Butter-All Natural Infused Olive Oil


  • Olive Scene Butter-All Natural Olive oil 
  • 2 baking potatoes
  • 1 sweet potato
  • grated cheese
  • pepper
  • heavy cream


  1. To save on clean-up (and trust me, I've tried a number of different renditions), use aluminum foil cut into 5-inch squares.
  2. Rub butter or Olive Scene Butter Infused Olive Oil on the inside of the foil and place the foil into a cupcake tin (butter/oil side up).
  3. Peel two uniformly shaped baking potatoes (approximately 5-inches long with a 2-inch diameter) and one sweet potato (same approximate measurements) and finely slice (1/8th to 1/16th inch).
  4. Another tip is to shave off a side of the potato to have it rest flat on the cutting board for ease of slicing.
  5. Place three potato slices in each muffin cup.
  6. Lightly salt and pepper.
  7. Repeat with two more potato slices.
  8. Add one tablespoon of grated cheese (use the cheese that compliments the main dish).
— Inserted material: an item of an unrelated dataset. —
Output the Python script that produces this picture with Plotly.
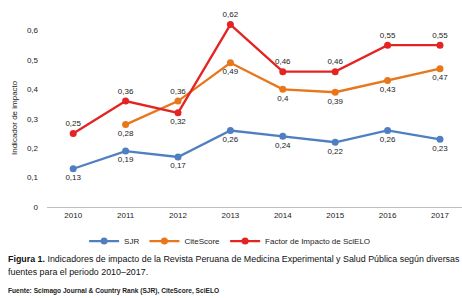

  9. Add two slices of the sweet potato and then three more slices of the baking potato.
  10. Add another tablespoon of grated cheese and a little more pepper.
  11. Carefully drizzle each potato stack with 1 ½ tablespoons of heavy cream.
  12. This should yield 6 – 8 stacks.
  13. Bake in a preheated 350-degree oven for 35-40 minutes (until the top is golden brown and a knife easily pierces the potatoes).
  14. Remove the stack from the foil and serve.